Related Work & Insights¶
- The limitations of parallel autoregressive methods such as PAR, RandAR, and SAR motivate this work.
- MaskGIT's masked prediction inspires the design of progressively increasing group sizes.
- The spatial locality observation provides insights into understanding attention mechanisms in visual autoregressive models.
- This work offers an efficient solution for the image generation component in unified multimodal generation (text + image) systems.
Technical Details¶
- Group sizes increase via a cosine schedule: fewer tokens are generated in early steps when context is scarce, with more generated in later steps.
- Positional query tokens = shared learnable embeddings + positional encodings of target positions.
- During inference, KV representations of query tokens are not stored; only those of generated tokens are cached.

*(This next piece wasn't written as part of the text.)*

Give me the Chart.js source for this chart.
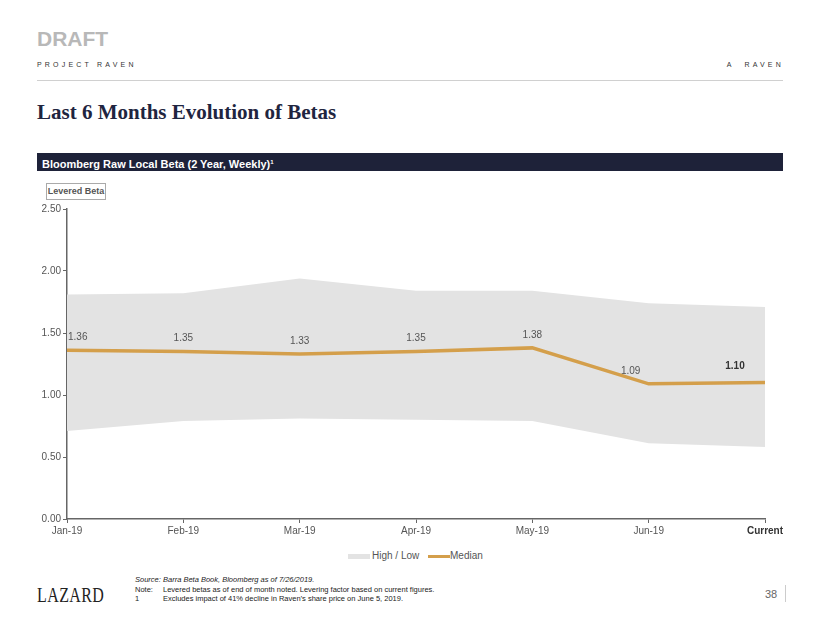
<!DOCTYPE html>
<html>
<head>
<meta charset="utf-8">
<script src="https://cdn.jsdelivr.net/npm/chart.js@4.4.1/dist/chart.umd.min.js"></script>
<style>
  body { margin: 0; background: #fff; font-family: "Liberation Sans", Arial, sans-serif; }
  .page { position: relative; width: 822px; height: 635px; overflow: hidden; }
  .abs { position: absolute; white-space: nowrap; }
  #draft { left: 37px; top: 27px; font-size: 21px; font-weight: bold; color: #b8b8b8; }
  #proj { left: 37px; top: 61px; font-size: 7px; letter-spacing: 3.2px; color: #333; }
  #raven { right: 38px; top: 61px; font-size: 7px; letter-spacing: 3.2px; color: #333; }
  #rule { left: 37px; top: 80px; width: 746px; height: 1px; background: #d0d0d0; }
  #title { left: 37px; top: 100px; font-family: "Liberation Serif", "Times New Roman", serif; font-size: 21px; font-weight: bold; color: #1f2540; }
  #bar { left: 37px; top: 153px; width: 746px; height: 18px; background: #1e2239; color: #fff; font-size: 11px; font-weight: bold; line-height: 18px; }
  #bar span { padding-left: 5px; }
  #bar sup { font-size: 6px; vertical-align: 4px; }
  #lev { left: 46px; top: 183px; width: 58px; height: 15px; border: 1px solid #aaa; font-size: 9px; font-weight: bold; color: #555; text-align: center; line-height: 15px; }
  #chartBox { left: 0; top: 196px; width: 822px; height: 342px; }
  #legend { left: 348px; top: 550px; font-size: 10px; color: #555; line-height: 12px; }
  #legend .sw { display: inline-block; width: 22px; vertical-align: middle; }
  #logo { left: 37px; top: 584px; font-family: "Liberation Serif", "Times New Roman", serif; font-size: 20px; color: #222; letter-spacing: 0.5px; transform: scaleX(0.8); transform-origin: left center; }
  .fn { font-size: 7.5px; color: #222; }
  #pg { left: 765px; top: 588px; font-size: 11px; color: #666; }
  #pgline { left: 785px; top: 585px; width: 1px; height: 17px; background: #ccc; }
</style>
</head>
<body>
<div class="page">
  <div class="abs" id="draft">DRAFT</div>
  <div class="abs" id="proj">PROJECT RAVEN</div>
  <div class="abs" id="raven">A &nbsp;RAVEN</div>
  <div class="abs" id="rule"></div>
  <div class="abs" id="title">Last 6 Months Evolution of Betas</div>
  <div class="abs" id="bar"><span>Bloomberg Raw Local Beta (2 Year, Weekly)<sup>1</sup></span></div>
  <div class="abs" id="lev">Levered Beta</div>
  <div class="abs" id="chartBox"><canvas id="betaChart"></canvas></div>
  <div class="abs" id="legend">
    <span class="sw" style="height:5px;background:#e3e3e3;"></span><span style="margin-left:2px;">High / Low</span>
    <span class="sw" style="height:3px;background:#d49f4b;margin-left:6px;"></span><span>Median</span>
  </div>
  <div class="abs" id="logo">LAZARD</div>
  <div class="abs fn" style="left:135px;top:575px;font-style:italic;">Source:</div>
  <div class="abs fn" style="left:163px;top:575px;font-style:italic;">Barra Beta Book, Bloomberg as of 7/26/2019.</div>
  <div class="abs fn" style="left:135px;top:585px;">Note:</div>
  <div class="abs fn" style="left:163px;top:585px;">Levered betas as of end of month noted. Levering factor based on current figures.</div>
  <div class="abs fn" style="left:135px;top:594px;">1</div>
  <div class="abs fn" style="left:163px;top:594px;">Excludes impact of 41% decline in Raven’s share price on June 5, 2019.</div>
  <div class="abs" id="pg">38</div>
  <div class="abs" id="pgline"></div>
</div>

<script>
const months = ["Jan-19", "Feb-19", "Mar-19", "Apr-19", "May-19", "Jun-19", "Current"];
const highBeta = [1.81, 1.82, 1.94, 1.84, 1.84, 1.74, 1.71];
const lowBeta = [0.71, 0.79, 0.81, 0.80, 0.79, 0.61, 0.58];
const medianBeta = [1.36, 1.35, 1.33, 1.35, 1.38, 1.09, 1.10];

const gold = "#d49f4b";
const band = "#e3e3e3";

// value labels above the median line
const labelPlugin = {
  id: "medianLabels",
  afterDatasetsDraw(chart) {
    const meta = chart.getDatasetMeta(2);
    const ctx = chart.ctx;
    const shift = [0, 0, 0, 0, 0, -18, -30];
    ctx.save();
    ctx.textBaseline = "middle";
    meta.data.forEach((pt, i) => {
      const last = i === medianBeta.length - 1;
      ctx.font = (last ? "bold " : "") + "10px 'Liberation Sans', Arial, sans-serif";
      ctx.fillStyle = last ? "#333" : "#555";
      ctx.textAlign = i === 0 ? "left" : "center";
      const x = pt.x + (i === 0 ? 1 : shift[i]);
      const y = pt.y - (last ? 16 : 13);
      ctx.fillText(medianBeta[i].toFixed(2), x, y);
    });
    ctx.restore();
  }
};

new Chart(document.getElementById("betaChart"), {
  type: "line",
  data: {
    labels: months,
    datasets: [
      {
        label: "High / Low",
        data: highBeta,
        borderWidth: 0,
        backgroundColor: band,
        borderColor: band,
        pointRadius: 0,
        fill: "+1"
      },
      {
        label: "Low",
        data: lowBeta,
        borderWidth: 0,
        backgroundColor: band,
        borderColor: band,
        pointRadius: 0,
        fill: false
      },
      {
        label: "Median",
        data: medianBeta,
        borderColor: gold,
        backgroundColor: gold,
        borderWidth: 3.5,
        pointRadius: 0,
        tension: 0,
        fill: false
      }
    ]
  },
  options: {
    responsive: true,
    maintainAspectRatio: false,
    animation: false,
    layout: { padding: { left: 0, right: 57, top: 13, bottom: 0 } },
    scales: {
      x: {
        offset: false,
        grid: { drawOnChartArea: false, drawTicks: true, tickLength: 4, color: "#666" },
        border: { color: "#666", width: 1.5 },
        ticks: {
          padding: 2,
          maxRotation: 0,
          autoSkip: false,
          color: (c) => (c.index === 6 ? "#333" : "#555"),
          font: (c) => ({ family: "'Liberation Sans', Arial, sans-serif", size: 10, weight: c.index === 6 ? "bold" : "normal" })
        },
        afterFit(scale) { scale.height = 19; }
      },
      y: {
        min: 0,
        max: 2.5,
        grid: { drawOnChartArea: false, drawTicks: true, tickLength: 4, color: "#666" },
        border: { color: "#666", width: 1.5 },
        ticks: {
          stepSize: 0.5,
          padding: 2,
          color: "#555",
          font: { family: "'Liberation Sans', Arial, sans-serif", size: 10 },
          callback: (v) => v.toFixed(2)
        },
        afterFit(scale) { scale.width = 67; }
      }
    },
    plugins: {
      filler: { drawTime: "beforeDatasetsDraw" },
      tooltip: { enabled: false },
      legend: { display: false }
    }
  },
  plugins: [labelPlugin]
});
</script>
</body>
</html>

- 256×256 generation completes in 20 steps; 512×512 in 48 steps.
- Zero-shot image editing is supported (class-conditional editing, inpainting, outpainting).
- LPD-L with 343M parameters achieves FID=2.31, surpassing LlamaGen-XXL with 1.4B parameters.
Rating¶
- Novelty: ⭐⭐⭐⭐⭐ The combination of positional query decoupling and locality-aware scheduling is novel and effective.
- Experimental Thoroughness: ⭐⭐⭐⭐ Systematic comparisons are thorough, but text-to-image and multimodal experiments are absent.
- Writing Quality: ⭐⭐⭐⭐⭐ Motivation is clearly articulated, with thorough comparative analysis against alternative methods.
- Value: ⭐⭐⭐⭐⭐ Substantially reduces latency in autoregressive image generation, with significant implications for unified multimodal systems.